Fans of the Cougars, fans of Coach Lewis, fans of basketball should be thankful that the voters have granted this honor. But fans should also question why this took such a long time. They should ask why the Hall of Fame so long chose to ignore Coach Lewis? And along with questioning the voters and the Hall, they should be pissed, righteously pissed, that this move took so long to happen.

It's been said in the past that Guy V. Lewis was nothing more than a regional candidate without national name recognition. Less benighted souls have stated that Coach Lewis wasn't worthy of induction because he never won a national title. And others have stated that he wasn't really a good coach, that he just rolled the balls out onto the court and let the players play basketball.

It's true that Lewis and his Cougars never won the NCAA Championship. But he coached his teams to the Final Four five times. That is five more Final Fours than John Chaney ever coached a team to, but Chaney was inducted into the Hall of Fame several years ago. And being a lousy coach didn't prevent Dick Vitale from being inducted several years ago as a contributor.

And don't get his former players started on the insults regarding Lewis's coaching ability.

"I couldn't answer the question of what's the reason [he's not in] because his record speaks for itself," Elvin Hayes told Hair Balls last year. "He's a great coach. He has three players in the Hall of Fame. There's no reason that he should not be in the Hall of Fame because he coached us, he trained us and developed us into the players that we became. He's one of the greatest coaches in the country, going into the Final Four, going undefeated during the regular season, all of the things that all the other coaches in there have done, and some who haven't done. So I don't know. It's hard to explain."

And no person did more to grow the game of college basketball in the national consciousness than Guy V. Lewis. He was the mastermind behind the so-called Game of the Century featuring UCLA and UH in the Houston Astrodome. Lewis convinced the Bruins, then at the top of the college basketball scene, to play the game. It was Lewis who set up the deal to have the game, a mid-season game, televised nationally. Games in domes and midseason games on national television simply weren't done at that time.

Perhaps his greatest contribution to the game came with the integration of the sport. Don Haskins gets most of the credit for this, perhaps because of his Texas Western team (now UTEP) defeating Kentucky for the national title in 1966. But the first major Southern basketball program to be integrated was Guy V. Lewis's University of Houston program.

"Guy Lewis was a revolutionary person, by integrating the University of Houston, and all of the things that he accomplished during his days at the University of Houston," Hayes said. "He just was a tremendous guy. Whatever could happen in the game of basketball -- I think why we have three professional teams in the state of Texas, and all three have won championships -- are really because of what Guy Lewis did in the '60s."

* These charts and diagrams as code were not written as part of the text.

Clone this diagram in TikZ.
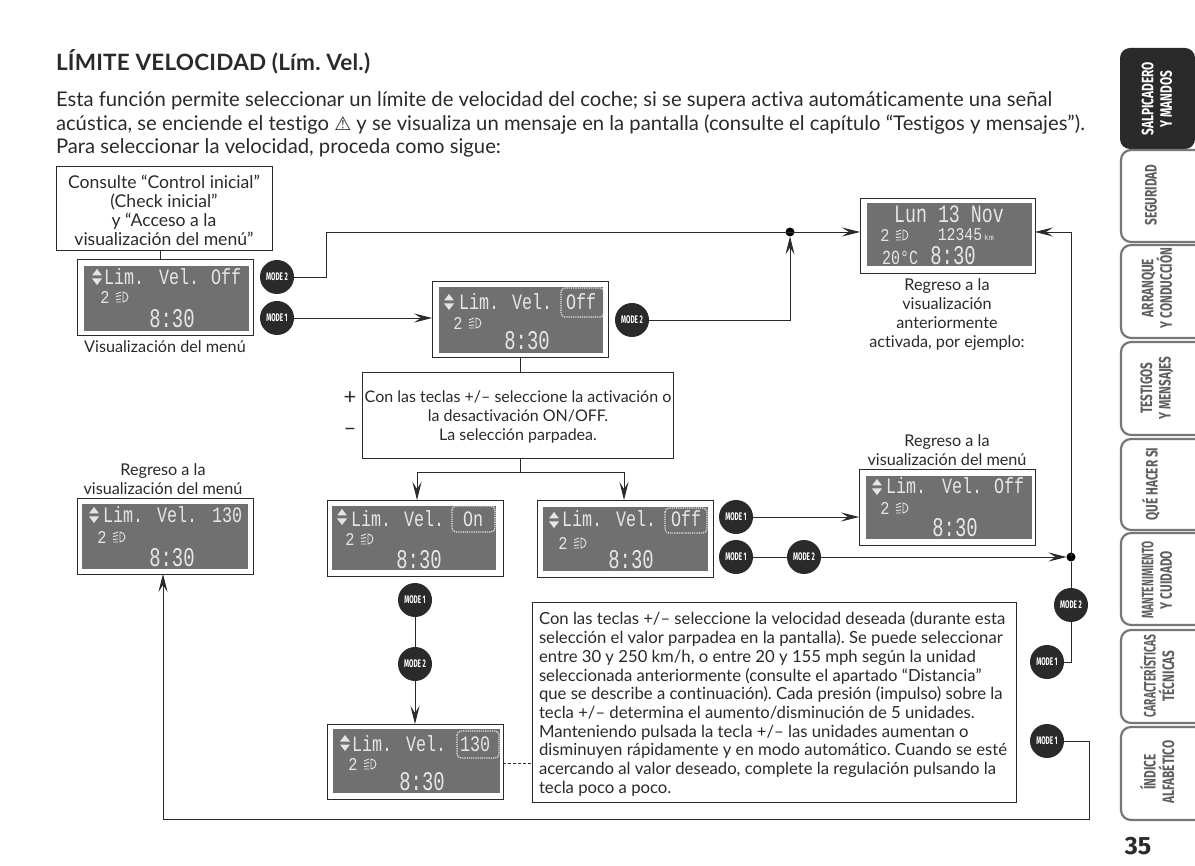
\documentclass[tikz,border=0pt]{standalone}
\usepackage{fontspec}
\setmainfont[Ligatures=NoCommon]{Lato}
\newfontfamily\lcdf{Liberation Mono}
\newfontfamily\dejavu{DejaVu Sans}
\newfontfamily\capf{Fira Sans}
\usetikzlibrary{arrows.meta,calc}
\definecolor{lcdgrey}{HTML}{707070}
\definecolor{lcdtxt}{HTML}{E6E6E6}
\definecolor{ink}{HTML}{2A2A2A}
\definecolor{tabline}{HTML}{777777}
\definecolor{tabtxt}{HTML}{5E5E5E}
\frenchspacing
\tikzset{
  txt/.style={text=ink,inner sep=0pt,outer sep=0pt,font=\fontsize{16.2}{19}\selectfont,align=center},
  txtl/.style={txt,align=left},
  frame/.style={draw=ink,line width=.8pt,fill=white,inner sep=0pt,outer sep=0pt},
  modeb/.style={circle,fill=ink,text=white,inner sep=0pt,outer sep=0pt,minimum size=34pt,font=\capf\bfseries\fontsize{11}{11}\selectfont},
  conn/.style={draw=ink,line width=.8pt},
  arr/.style={conn,-{Stealth[length=18pt,width=9pt,inset=7pt]}},
  dot/.style={circle,fill=black,inner sep=0pt,minimum size=9pt,outer sep=0pt},
  lcdt/.style={text=lcdtxt,inner sep=0pt,outer sep=0pt,anchor=base west,font=\lcdf\fontsize{22}{22}\selectfont},
  lcds/.style={text=lcdtxt,inner sep=0pt,outer sep=0pt,anchor=center},
  dotbox/.style={draw=lcdtxt,densely dotted,line width=1.2pt,rounded corners=4pt},
  tab/.style={draw=tabline,line width=2.2pt,rounded corners=10pt},
  tabt/.style={rotate=90,text=tabtxt,inner sep=0pt,outer sep=0pt,align=center,font=\capf\bfseries\fontsize{16.5}{18.5}\selectfont},
}
\newcommand\mdb[1]{\scalebox{.58}[1]{#1}}
\newcommand\cnd[1]{\scalebox{.716}[1]{#1}}
\newcommand\cnn[1]{\scalebox{.62}[1]{#1}}
% frame and screen: name, frame left/top/right/bottom, screen left/top/right/bottom
\newcommand\lcdbase[9]{%
  \path let \n1={#4-#2},\n2={#5-#3} in node[frame,minimum width=\n1 pt,minimum height=\n2 pt,anchor=north west] (#1) at (#2,#3) {};
  \fill[lcdgrey] (#6,#7) rectangle (#8,#9);}
\newcommand\updown[2]{%
  \fill[lcdtxt] (#1-5,#2-1.5) -- (#1,#2-8) -- (#1+5,#2-1.5) -- cycle (#1-5,#2+1.5) -- (#1,#2+8) -- (#1+5,#2+1.5) -- cycle;}
\newcommand\lamp[3]{%
  \node[lcds,font=\lcdf\fontsize{18}{18}\selectfont] (#1-g) at (#2,#3) {\scalebox{.85}[1]{2}};
  \draw[lcdtxt,line width=.9pt] (#2+18,#3-5) arc[start angle=90,end angle=-90,radius=5pt] -- cycle;
  \draw[lcdtxt,line width=.9pt] (#2+16,#3-5) -- (#2+11,#3-3) (#2+16,#3-1.5) -- (#2+11,#3-.5) (#2+16,#3+2) -- (#2+11,#3+2.5) (#2+16,#3+5) -- (#2+11,#3+5);}
\newcommand\clock[3]{\node[lcds,font=\lcdf\fontsize{27}{27}\selectfont] (#1-c) at (#2,#3) {\scalebox{.7}[1]{8:30}};}
\newcommand\word[4]{\node[lcdt] (#1) at (#2,#3) {\scalebox{.76}[1]{#4}};}
\begin{document}
\begin{tikzpicture}[x=1pt,y=-1pt]
\useasboundingbox (0,0) rectangle (1195,866);
\fill[white] (0,0) rectangle (1195,866);

% --- heading and paragraph
\node[txtl,anchor=base west,font=\bfseries\fontsize{22.5}{24}\selectfont\addfontfeature{LetterSpace=1}] (title) at (56,71) {LÍMITE VELOCIDAD (Lím. Vel.)};
\node[txtl,anchor=north west,font=\fontsize{20.25}{23.5}\selectfont] (para) at (56,92) {Esta función permite seleccionar un límite de velocidad del coche; si se supera activa automáticamente una señal\\
acústica, se enciende el testigo {\dejavu\fontsize{19}{19}\selectfont ⚠} y se visualiza un mensaje en la pantalla (consulte el capítulo “Testigos y mensajes”).\\
Para seleccionar la velocidad, proceda como sigue:};

% --- side tabs
\fill[ink,rounded corners=10pt] (1195,48) -- (1120,48) -- (1120,149) -- (1195,149) -- cycle;
\draw[tab] (1195,150) -- (1121,150) -- (1121,242) -- (1195,242);
\draw[tab] (1195,245) -- (1121,245) -- (1121,338) -- (1195,338);
\draw[tab] (1195,342) -- (1121,342) -- (1121,435) -- (1195,435);
\draw[tab] (1195,439) -- (1121,439) -- (1121,530) -- (1195,530);
\draw[tab] (1195,533) -- (1121,533) -- (1121,625) -- (1195,625);
\draw[tab] (1195,630) -- (1121,630) -- (1121,723) -- (1195,723);
\draw[tab] (1195,727) -- (1121,727) -- (1121,820) -- (1195,820);
\node[tabt,text=white] (t1) at (1157,99) {\cnd{SALPICADERO}\\\cnd{Y MANDOS}};
\node[tabt] (t2) at (1151,195) {\cnd{SEGURIDAD}};
\node[tabt] (t3) at (1157,288) {\cnd{ARRANQUE}\\\cnd{Y CONDUCCIÓN}};
\node[tabt] (t4) at (1157,388) {\cnd{TESTIGOS}\\\cnd{Y MENSAJES}};
\node[tabt] (t5) at (1151,484) {\cnd{QUÉ HACER SI}};
\node[tabt] (t6) at (1157,580) {\cnn{MANTENIMIENTO}\\\cnd{Y CUIDADO}};
\node[tabt] (t7) at (1157,676) {\cnn{CARACTERÍSTICAS}\\\cnd{TÉCNICAS}};
\node[tabt] (t8) at (1157,772) {\cnd{ÍNDICE}\\\cnd{ALFABÉTICO}};
\node[txt,anchor=base,font=\capf\bfseries\fontsize{25}{25}\selectfont] (pg) at (1138,854) {35};

% --- text boxes
\node[frame,minimum width=216pt,minimum height=84pt,anchor=north west] (start) at (56,166) {};
\node[txt,font=\fontsize{17.6}{19}\selectfont] (start-t) at (164,210) {Consulte “Control inicial”\\(Check inicial”\\y “Acceso a la\\visualización del menú”};
\node[frame,minimum width=311pt,minimum height=86pt,anchor=north west] (sel) at (362,372) {};
\node[txt,font=\fontsize{16}{19}\selectfont] (sel-t) at (518,417) {Con las teclas +/– seleccione la activación o\\la desactivación ON/OFF.\\La selección parpadea.};
\node[frame,minimum width=484pt,minimum height=200pt,anchor=north west] (long) at (532,602) {};
\node[txtl,anchor=north west,font=\fontsize{16.7}{18.7}\selectfont] (long-t) at (539,612) {Con las teclas +/– seleccione la velocidad deseada (durante esta\\
selección el valor parpadea en la pantalla). Se puede seleccionar\\
entre 30 y 250 km/h, o entre 20 y 155 mph según la unidad\\
seleccionada anteriormente (consulte el apartado “Distancia”\\
que se describe a continuación). Cada presión (impulso) sobre la\\
tecla +/– determina el aumento/disminución de 5 unidades.\\
Manteniendo pulsada la tecla +/– las unidades aumentan o\\
disminuyen rápidamente y en modo automático. Cuando se esté\\
acercando al valor deseado, complete la regulación pulsando la\\
tecla poco a poco.};
\node[txt,font=\fontsize{22}{22}\selectfont] (plus) at (350,398) {+};
\node[txt,font=\fontsize{22}{22}\selectfont] (minus) at (350,432) {–};

% --- captions
\node[txt,anchor=north] (capa) at (165,341) {Visualización del menú};
\node[txt,anchor=north] (capb) at (947,279) {Regreso a la\\visualización\\anteriormente\\activada, por ejemplo:};
\node[txt,anchor=north] (capc) at (947,435) {Regreso a la\\visualización del menú};
\node[txt,anchor=north] (capd) at (163,464) {Regreso a la\\visualización del menú};

% --- screens
\lcdbase{sa}{77}{259}{253}{335}{84}{266}{249}{331}
\updown{97}{277} \lamp{sa}{105}{297} \clock{sa}{172}{319}
\word{sa-1}{104}{285}{Lim.} \word{sa-2}{159}{285}{Vel.} \word{sa-3}{211}{285}{Off}

\lcdbase{sb}{432}{281}{608}{357}{439}{287}{603}{353}
\updown{449}{302} \lamp{sb}{458}{323} \clock{sb}{527}{341}
\word{sb-1}{459}{310}{Lim.} \word{sb-2}{512}{310}{Vel.} \word{sb-3}{566}{310}{Off}
\draw[dotbox] (561,288) rectangle (604,317);

\lcdbase{sc}{859}{469}{1035}{545}{866}{476}{1032}{539}
\updown{877}{487} \lamp{sc}{885}{508} \clock{sc}{955}{528}
\word{sc-1}{886}{494}{Lim.} \word{sc-2}{942}{494}{Vel.} \word{sc-3}{994}{494}{Off}

\lcdbase{sd}{77}{498}{253}{574}{82}{504}{248}{569}
\updown{94}{515} \lamp{sd}{102}{537} \clock{sd}{172}{558}
\word{sd-1}{103}{523}{Lim.} \word{sd-2}{157}{523}{Vel.} \word{sd-3}{212}{523}{130}

\lcdbase{se}{327}{500}{503}{576}{332}{506}{496}{570}
\updown{342}{517} \lamp{se}{350}{539} \clock{se}{419}{560}
\word{se-1}{351}{526}{Lim.} \word{se-2}{404}{526}{Vel.} \word{se-3}{463}{526}{On}
\draw[dotbox] (452,506) rectangle (495,532);

\lcdbase{sf}{537}{500}{713}{577}{543}{507}{708}{571}
\updown{554}{520} \lamp{sf}{563}{543} \clock{sf}{631}{560}
\word{sf-1}{562}{527}{Lim.} \word{sf-2}{616}{527}{Vel.} \word{sf-3}{671}{527}{Off}
\draw[dotbox] (665,508) rectangle (707,533);

\lcdbase{sg}{327}{724}{503}{799}{333}{729}{500}{793}
\updown{345}{743} \lamp{sg}{353}{764} \clock{sg}{422}{782}
\word{sg-1}{352}{751}{Lim.} \word{sg-2}{406}{751}{Vel.} \word{sg-3}{460}{751}{130}
\draw[dotbox] (457,731) rectangle (499,758);

% date screen
\lcdbase{sh}{860}{198}{1035}{273}{867}{203}{1032}{266}
\node[lcds,font=\lcdf\fontsize{25}{25}\selectfont] (sh-a) at (949,214) {\scalebox{.73}[1]{Lun 13 Nov}};
\lamp{sh}{885}{235}
\node[lcds,font=\lcdf\fontsize{18}{18}\selectfont] (sh-b) at (960,235) {\scalebox{.82}[1]{12345}};
\node[lcds,font=\lcdf\fontsize{8}{8}\selectfont] (sh-k) at (989,238) {km};
\node[lcds,font=\lcdf\fontsize{20}{20}\selectfont] (sh-e) at (900,258) {\scalebox{.75}[1]{20°C}};
\clock{sh}{953}{256}

% --- mode buttons
\node[modeb] (m2a) at (277,277) {\mdb{MODE 2}};
\node[modeb] (m1a) at (277,318) {\mdb{MODE 1}};
\node[modeb] (m2b) at (632,320) {\mdb{MODE 2}};
\node[modeb] (m1b) at (736,517) {\mdb{MODE 1}};
\node[modeb] (m1c) at (736,557) {\mdb{MODE 1}};
\node[modeb] (m2c) at (804,557) {\mdb{MODE 2}};
\node[modeb] (m1d) at (415,600) {\mdb{MODE 1}};
\node[modeb] (m2d) at (415,664) {\mdb{MODE 2}};
\node[modeb] (m2e) at (1071,605) {\mdb{MODE 2}};
\node[modeb] (m1e) at (1047,662) {\mdb{MODE 1}};
\node[modeb] (m1f) at (1047,741) {\mdb{MODE 1}};

% --- junctions and bend points
\node[dot] (ja) at (790,232) {};
\node[dot] (jb) at (1071,557) {};
\coordinate (ca) at (160,250);
\coordinate (cb) at (326,232);
\coordinate (fork) at (520,472);
\coordinate (fl) at (417,472);
\coordinate (fr) at (624,472);
\coordinate (dsh) at (503,763);
\coordinate (bb) at (1089,819);
\coordinate (bc) at (163,819);

% --- connectors
\draw[conn] (ca) -- (ca |- sa.north);
\draw[conn] (m2a.east) -| (cb) -- (ja.center);
\draw[arr] (ja.center) -- (sh.west |- ja);
\draw[arr] (m1a.east) -- (sb.west |- m1a);
\draw[arr] (m2b.east) -| (ja.south);
\draw[conn] (sb.south) -- (sb.south |- sel.north);
\draw[conn] (fork |- sel.south) -- (fork);
\draw[conn] (fl) -- (fr);
\draw[arr] (fl) -- (fl |- se.north);
\draw[arr] (fr) -- (fr |- sf.north);
\draw[arr] (m1b.east) -- (sc.west |- m1b);
\draw[conn] (m1c) -- (m2c);
\draw[arr] (m2c.east) -- (jb.west);
\draw[conn] (m1d) -- (m2d);
\draw[arr] (m2d.south) -- (m2d |- sg.north);
\draw[conn,dashed,dash pattern=on 3pt off 2pt] (dsh) -- (dsh -| long.west);
\draw[conn] (m1e.east) -| (m2e.south);
\draw[conn] (m2e.north) -- (jb.south);
\draw[arr] (jb.center) |- (sh.east |- ja);
\draw[arr] (m1f.east) -| (bb) -- (bc) -- (bc |- sd.south);
\end{tikzpicture}
\end{document}
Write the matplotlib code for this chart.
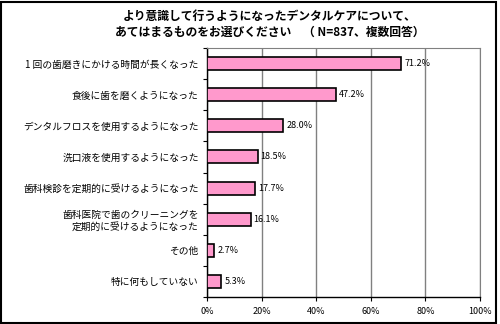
import matplotlib
matplotlib.use("Agg")
import matplotlib.pyplot as plt
from matplotlib.patches import Rectangle

plt.rcParams['font.family'] = ['Noto Sans CJK JP', 'DejaVu Sans']

categories = [
    "1 回の歯磨きにかける時間が長くなった",
    "食後に歯を磨くようになった",
    "デンタルフロスを使用するようになった",
    "洗口液を使用するようになった",
    "歯科検診を定期的に受けるようになった",
    "歯科医院で歯のクリーニングを\n定期的に受けるようになった",
    "その他",
    "特に何もしていない",
]
values = [71.2, 47.2, 28.0, 18.5, 17.7, 16.1, 2.7, 5.3]
xticks = [0, 20, 40, 60, 80, 100]
xtick_labels = ["0%", "20%", "40%", "60%", "80%", "100%"]
title = "より意識して行うようになったデンタルケアについて、\nあてはまるものをお選びください　（ N=837、複数回答）"

fig = plt.figure(figsize=(5, 3.24), dpi=100)
ax = fig.add_axes([207/500, 1-297/324, 273/500, 249/324])

ypos = list(range(len(categories)))
ax.barh(ypos, values, height=0.42, color="#FF99CC", edgecolor="black", linewidth=1.2, zorder=3)
for y, v in zip(ypos, values):
    ax.annotate(f"{v:.1f}%", xy=(v, y), xytext=(2, 0), textcoords="offset points",
                va="center", ha="left", fontsize=6.5)

ax.set_xlim(0, 100)
ax.set_ylim(len(categories) - 0.5, -0.5)
ax.set_xticks(xticks)
ax.set_xticklabels(xtick_labels, fontsize=6.5)
ax.set_yticks(ypos)
ax.set_yticklabels(categories, fontsize=7)
ax.tick_params(axis='y', which='major', length=0, pad=6)
ax.set_yticks([i + 0.5 for i in range(-1, len(categories))], minor=True)
ax.tick_params(axis='y', which='minor', length=3, width=0.8, direction='out')
ax.tick_params(axis='x', length=3, width=0.8, direction='out', color='black', pad=4)
ax.xaxis.grid(True, color="#808080", linewidth=1.0, zorder=0)
ax.set_axisbelow(True)
ax.spines['left'].set_color('black')
ax.spines['bottom'].set_color('black')
ax.spines['left'].set_linewidth(1.0)
ax.spines['bottom'].set_linewidth(1.0)
ax.spines['top'].set_color('#808080')
ax.spines['right'].set_color('#808080')

fig.text(270/500, 1-24/324, title, ha='center', va='center', fontsize=8.5,
         fontweight='bold', linespacing=1.3)

fig.patches.append(Rectangle((0.002, 0.004), 0.99, 0.99, transform=fig.transFigure,
                             fill=False, edgecolor='black', linewidth=1.5))

fig.savefig("out.png", dpi=100)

Yet for all of this, it took years for Lewis to be selected for the Hall of Fame. He didn't bribe his way in like Phil Knight. He didn't make a clown of himself on TV like Dick Vitale. He recruited raw, talented players and turned them into dominating players who are now known as some of the greatest ever to play basketball. He never won a title, but neither did lots of coaches in the Hall of Fame, and he grew the game, innovated the game, something that past inductees like Van Chancellor never accomplished.

Congratulations to Coach Lewis. It is a well-deserve honor that is long past overdue. The man did more to make college basketball into what is today, a national television spectacle played in domed stadiums, than any coach before or sense. The crime isn't that he isn't more well known by the general basketball public; the crime is that those who should know better, the voters, either didn't know better or else deliberately chose to ignore him in favor of clowns like Vitale and Knight.

But hopefully now, with this honor, the rest of the basketball masses will finally recognize the greatness of Guy V. Lewis. It's long past overdue.